Bonds are fairly simple instruments. In general, you know what a  bond’s return will be and you know what its time horizon is. Of course the assumption is that it is so high quality that there is no default risk, and it is a buy and hold portfolio. These 2 assumptions mean that you do not worry about day to day prices. This makes investing in fixed income instruments  simpler than investing in shares. In the equity purchase you have no time horizon, and there is pressure from the media to trade. The  difficult part about the share market is that you do not know the future returns (rising dividends?) nor do you know the time horizon for which you invested. This uncertainty makes the share market unnerving, scary, and almost disruptive to good long term wealth creation strategies.

This distinction between “shares”, “mutual fund portfolios”, and “bonds” can be reduced. All investments – including the rental real estate (own residence is too emotional, and does not really fit in an excel sheet).
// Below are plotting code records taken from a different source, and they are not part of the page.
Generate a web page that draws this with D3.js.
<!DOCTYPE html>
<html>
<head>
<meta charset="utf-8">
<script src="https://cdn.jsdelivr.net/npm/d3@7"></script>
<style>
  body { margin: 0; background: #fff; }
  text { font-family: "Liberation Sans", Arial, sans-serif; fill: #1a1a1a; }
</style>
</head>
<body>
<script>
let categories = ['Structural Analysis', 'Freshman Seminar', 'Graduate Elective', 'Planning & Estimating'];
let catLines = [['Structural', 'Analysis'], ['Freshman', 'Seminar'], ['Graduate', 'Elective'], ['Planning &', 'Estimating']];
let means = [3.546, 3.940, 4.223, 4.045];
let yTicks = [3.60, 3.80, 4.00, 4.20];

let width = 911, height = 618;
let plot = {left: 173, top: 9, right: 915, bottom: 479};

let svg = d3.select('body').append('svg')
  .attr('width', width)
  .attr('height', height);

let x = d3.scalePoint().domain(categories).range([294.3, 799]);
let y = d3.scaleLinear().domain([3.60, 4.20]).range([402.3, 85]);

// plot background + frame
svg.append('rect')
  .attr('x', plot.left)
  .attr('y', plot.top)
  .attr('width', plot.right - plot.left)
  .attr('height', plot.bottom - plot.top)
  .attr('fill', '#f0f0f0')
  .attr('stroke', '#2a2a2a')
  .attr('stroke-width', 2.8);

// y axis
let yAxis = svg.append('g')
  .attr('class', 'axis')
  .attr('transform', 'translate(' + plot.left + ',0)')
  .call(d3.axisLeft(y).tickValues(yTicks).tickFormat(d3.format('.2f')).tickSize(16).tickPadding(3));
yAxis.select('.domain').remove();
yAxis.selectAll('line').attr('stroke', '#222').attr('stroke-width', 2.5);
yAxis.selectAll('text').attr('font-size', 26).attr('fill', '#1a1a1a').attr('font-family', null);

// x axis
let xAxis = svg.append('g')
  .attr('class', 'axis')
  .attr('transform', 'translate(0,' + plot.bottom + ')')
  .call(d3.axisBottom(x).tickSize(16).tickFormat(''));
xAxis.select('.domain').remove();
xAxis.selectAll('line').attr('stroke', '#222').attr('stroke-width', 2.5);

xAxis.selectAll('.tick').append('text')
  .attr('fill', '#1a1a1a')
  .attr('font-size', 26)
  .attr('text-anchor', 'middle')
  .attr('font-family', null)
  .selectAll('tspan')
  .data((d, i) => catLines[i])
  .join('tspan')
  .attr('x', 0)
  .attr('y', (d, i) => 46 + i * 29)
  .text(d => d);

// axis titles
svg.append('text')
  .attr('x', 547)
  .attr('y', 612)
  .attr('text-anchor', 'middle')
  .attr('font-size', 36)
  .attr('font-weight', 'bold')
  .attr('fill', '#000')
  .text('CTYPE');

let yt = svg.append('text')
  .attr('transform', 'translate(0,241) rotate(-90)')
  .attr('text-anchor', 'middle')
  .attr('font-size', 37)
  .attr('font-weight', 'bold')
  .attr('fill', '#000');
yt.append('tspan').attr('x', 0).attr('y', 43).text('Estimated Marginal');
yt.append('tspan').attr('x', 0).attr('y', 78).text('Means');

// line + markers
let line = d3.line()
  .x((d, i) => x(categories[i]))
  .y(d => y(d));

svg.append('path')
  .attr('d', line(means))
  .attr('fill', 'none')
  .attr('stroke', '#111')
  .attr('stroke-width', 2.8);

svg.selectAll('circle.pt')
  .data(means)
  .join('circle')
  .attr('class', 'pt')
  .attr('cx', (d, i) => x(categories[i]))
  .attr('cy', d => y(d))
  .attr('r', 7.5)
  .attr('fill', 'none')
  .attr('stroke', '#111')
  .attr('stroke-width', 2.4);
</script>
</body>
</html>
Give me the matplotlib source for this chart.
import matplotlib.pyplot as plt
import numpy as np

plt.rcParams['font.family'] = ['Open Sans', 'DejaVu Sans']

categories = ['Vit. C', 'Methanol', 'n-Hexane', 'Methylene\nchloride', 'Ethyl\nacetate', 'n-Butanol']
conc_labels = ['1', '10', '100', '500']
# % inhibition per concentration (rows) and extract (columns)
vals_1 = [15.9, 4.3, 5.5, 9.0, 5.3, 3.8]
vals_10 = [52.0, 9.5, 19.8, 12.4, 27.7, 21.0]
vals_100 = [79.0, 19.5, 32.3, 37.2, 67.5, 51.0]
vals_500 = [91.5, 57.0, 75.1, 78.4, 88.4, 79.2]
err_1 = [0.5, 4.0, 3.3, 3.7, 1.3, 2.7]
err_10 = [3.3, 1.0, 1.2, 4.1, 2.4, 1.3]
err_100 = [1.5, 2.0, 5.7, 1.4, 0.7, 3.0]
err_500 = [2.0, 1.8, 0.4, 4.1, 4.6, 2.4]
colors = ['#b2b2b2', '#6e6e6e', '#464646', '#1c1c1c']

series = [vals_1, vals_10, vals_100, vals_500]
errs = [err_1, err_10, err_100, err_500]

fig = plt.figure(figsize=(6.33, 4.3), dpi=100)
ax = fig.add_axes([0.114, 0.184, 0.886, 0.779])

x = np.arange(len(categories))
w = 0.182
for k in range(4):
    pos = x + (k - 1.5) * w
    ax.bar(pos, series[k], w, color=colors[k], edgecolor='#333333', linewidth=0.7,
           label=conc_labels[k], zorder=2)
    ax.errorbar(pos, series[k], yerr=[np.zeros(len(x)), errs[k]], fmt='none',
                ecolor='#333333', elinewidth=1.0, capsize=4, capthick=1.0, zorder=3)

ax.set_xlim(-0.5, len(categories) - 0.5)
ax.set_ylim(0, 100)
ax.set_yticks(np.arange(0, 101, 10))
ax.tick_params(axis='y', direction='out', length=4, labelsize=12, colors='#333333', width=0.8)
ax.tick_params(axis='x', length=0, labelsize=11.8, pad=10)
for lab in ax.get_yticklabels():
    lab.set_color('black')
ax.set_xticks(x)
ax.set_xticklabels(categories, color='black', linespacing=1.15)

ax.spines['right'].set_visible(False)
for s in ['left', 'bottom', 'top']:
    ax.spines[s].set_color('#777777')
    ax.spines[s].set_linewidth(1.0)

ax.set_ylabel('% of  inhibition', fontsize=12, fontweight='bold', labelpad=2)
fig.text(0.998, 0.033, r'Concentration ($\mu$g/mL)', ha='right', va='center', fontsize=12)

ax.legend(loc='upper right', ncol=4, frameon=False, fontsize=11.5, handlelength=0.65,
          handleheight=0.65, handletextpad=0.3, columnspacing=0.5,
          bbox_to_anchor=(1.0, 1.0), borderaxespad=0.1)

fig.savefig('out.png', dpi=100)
Terms like “money”, “cash” “bonds”, “terminal value” are designed to create confusion so that we can charge the client a higher fee for complicating things. I like to think of all of these instruments simply as varying types of financial instruments with some similar characteristics. Trying to put them in buckets is useful for the portfolio manager and not so much for the students.

Can we really make the share market returns more predictable? Well yes, consider the equity / portfolio as a ‘bucket’ with a duration of say 15 years. Yes some of the components would change if you consider the mutual fund portfolio, but for us that should not matter. Use the Growth option (so reinvesting is avoided) or if you are considering a single share, you must ignore transaction cost, but assume that the dividends got reinvested to the nearest share. Unfortunately in RE the rent will have to be reinvested in a 10 year G sec or arrive at the IRR and assume that the rent got reinvested at the same rate.

Oops, have I confused you enough? We will save more gyaan for another day.